What does the Moser-Tardos RESAMPLE algorithm do when it does not work?

QuICS Seminar

Speaker: 
Mario Szegedy (Rutgers University)
Time: 
Wednesday, November 30, 2016 - 11:00am
Location: 
CSS 3100A
The celebrated Lovasz Local Lemma (LLL) guarantees that locally sparse systems always have solutions, which one can also algorithmically find by the Moser-Tardos RESAMPLE algorithm. Among the major questions that remain open is  that  how far *beyond* Lovasz's condition can we expect that RESAMPLE still performs in polynomial (linear) expected running time? Stating the question correctly is a challenge already.

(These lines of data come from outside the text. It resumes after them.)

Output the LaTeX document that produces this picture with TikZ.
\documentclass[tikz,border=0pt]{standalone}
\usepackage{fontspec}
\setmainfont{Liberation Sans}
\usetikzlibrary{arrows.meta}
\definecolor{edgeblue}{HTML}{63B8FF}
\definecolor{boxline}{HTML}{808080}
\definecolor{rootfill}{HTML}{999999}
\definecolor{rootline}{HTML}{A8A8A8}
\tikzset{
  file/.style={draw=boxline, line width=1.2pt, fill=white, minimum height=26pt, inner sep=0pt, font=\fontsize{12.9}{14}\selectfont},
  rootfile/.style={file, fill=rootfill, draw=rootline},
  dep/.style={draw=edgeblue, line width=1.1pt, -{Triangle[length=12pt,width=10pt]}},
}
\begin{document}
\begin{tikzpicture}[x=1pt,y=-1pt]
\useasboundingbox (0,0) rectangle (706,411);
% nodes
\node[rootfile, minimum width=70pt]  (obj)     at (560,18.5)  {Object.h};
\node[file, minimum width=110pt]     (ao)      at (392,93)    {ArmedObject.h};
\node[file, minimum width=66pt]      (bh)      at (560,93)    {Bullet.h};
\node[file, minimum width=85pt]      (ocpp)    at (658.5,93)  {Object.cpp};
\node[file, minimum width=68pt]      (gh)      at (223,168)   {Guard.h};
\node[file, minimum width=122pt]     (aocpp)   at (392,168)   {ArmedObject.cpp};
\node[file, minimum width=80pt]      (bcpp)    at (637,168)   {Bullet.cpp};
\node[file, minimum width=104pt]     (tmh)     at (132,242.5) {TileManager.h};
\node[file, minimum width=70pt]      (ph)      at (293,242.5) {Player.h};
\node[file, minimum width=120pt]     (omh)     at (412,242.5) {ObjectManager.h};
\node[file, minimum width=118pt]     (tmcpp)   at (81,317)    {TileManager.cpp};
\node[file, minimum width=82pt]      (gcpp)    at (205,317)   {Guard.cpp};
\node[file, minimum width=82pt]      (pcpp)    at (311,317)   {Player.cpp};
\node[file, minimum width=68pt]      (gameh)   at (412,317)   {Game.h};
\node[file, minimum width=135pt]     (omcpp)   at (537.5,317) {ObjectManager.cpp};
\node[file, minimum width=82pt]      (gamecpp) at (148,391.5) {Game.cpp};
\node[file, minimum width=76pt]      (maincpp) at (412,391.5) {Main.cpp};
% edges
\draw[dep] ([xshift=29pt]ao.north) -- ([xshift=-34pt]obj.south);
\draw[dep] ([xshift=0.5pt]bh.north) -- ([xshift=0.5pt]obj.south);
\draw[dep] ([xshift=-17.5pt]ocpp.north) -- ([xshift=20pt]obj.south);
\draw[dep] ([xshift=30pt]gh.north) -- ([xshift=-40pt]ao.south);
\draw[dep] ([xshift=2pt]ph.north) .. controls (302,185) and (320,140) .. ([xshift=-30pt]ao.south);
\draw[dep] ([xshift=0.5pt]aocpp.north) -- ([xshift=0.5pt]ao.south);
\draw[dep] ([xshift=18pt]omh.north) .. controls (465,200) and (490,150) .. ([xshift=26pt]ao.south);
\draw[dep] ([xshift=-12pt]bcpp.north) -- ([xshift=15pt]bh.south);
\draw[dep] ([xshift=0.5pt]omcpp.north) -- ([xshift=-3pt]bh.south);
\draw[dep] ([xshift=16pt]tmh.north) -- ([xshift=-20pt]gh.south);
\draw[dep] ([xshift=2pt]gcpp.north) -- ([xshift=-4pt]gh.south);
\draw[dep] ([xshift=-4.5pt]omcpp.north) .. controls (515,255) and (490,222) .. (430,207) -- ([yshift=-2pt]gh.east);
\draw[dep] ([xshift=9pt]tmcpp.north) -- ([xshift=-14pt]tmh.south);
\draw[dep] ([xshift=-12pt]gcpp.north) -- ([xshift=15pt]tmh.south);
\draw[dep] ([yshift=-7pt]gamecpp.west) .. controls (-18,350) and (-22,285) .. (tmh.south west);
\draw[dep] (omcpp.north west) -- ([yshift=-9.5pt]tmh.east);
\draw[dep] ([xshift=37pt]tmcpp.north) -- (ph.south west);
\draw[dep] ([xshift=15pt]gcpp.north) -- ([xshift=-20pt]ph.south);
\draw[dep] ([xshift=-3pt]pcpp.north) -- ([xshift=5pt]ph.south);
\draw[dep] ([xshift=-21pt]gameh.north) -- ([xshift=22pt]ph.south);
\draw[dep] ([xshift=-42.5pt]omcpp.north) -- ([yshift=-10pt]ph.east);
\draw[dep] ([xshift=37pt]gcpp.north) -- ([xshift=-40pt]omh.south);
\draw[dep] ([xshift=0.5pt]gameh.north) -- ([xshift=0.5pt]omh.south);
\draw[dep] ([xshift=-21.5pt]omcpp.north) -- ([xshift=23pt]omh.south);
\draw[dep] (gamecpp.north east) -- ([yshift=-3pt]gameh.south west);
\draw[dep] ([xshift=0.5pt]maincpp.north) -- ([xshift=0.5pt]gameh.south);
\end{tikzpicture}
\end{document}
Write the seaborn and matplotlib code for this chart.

For a solvable and fixed instance RESAMPLE always comes up with a solution, but the catch is that the number of steps may be very large. We have therefore looked at parameterized instance families and tried to identify phase transitions in terms of these parameters. Perhaps the biggest lesson we have learned is that if we want to see phase transition thresholds, i.e. identify parameter values where RESAMPLE ``stops working,'' we need to understand what happens when RESAMPLE does *not* work. We have noticed that in this case the algorithm settles at a metastable equilibrium (at least for the homogenous instances we have considered), a phenomenon mostly studied for physical systems. We demonstrate (and illustrate) many of the interesting findings on a simple Coin Chain (spin chain) model. Even for this simple model some major mysteries are remaining.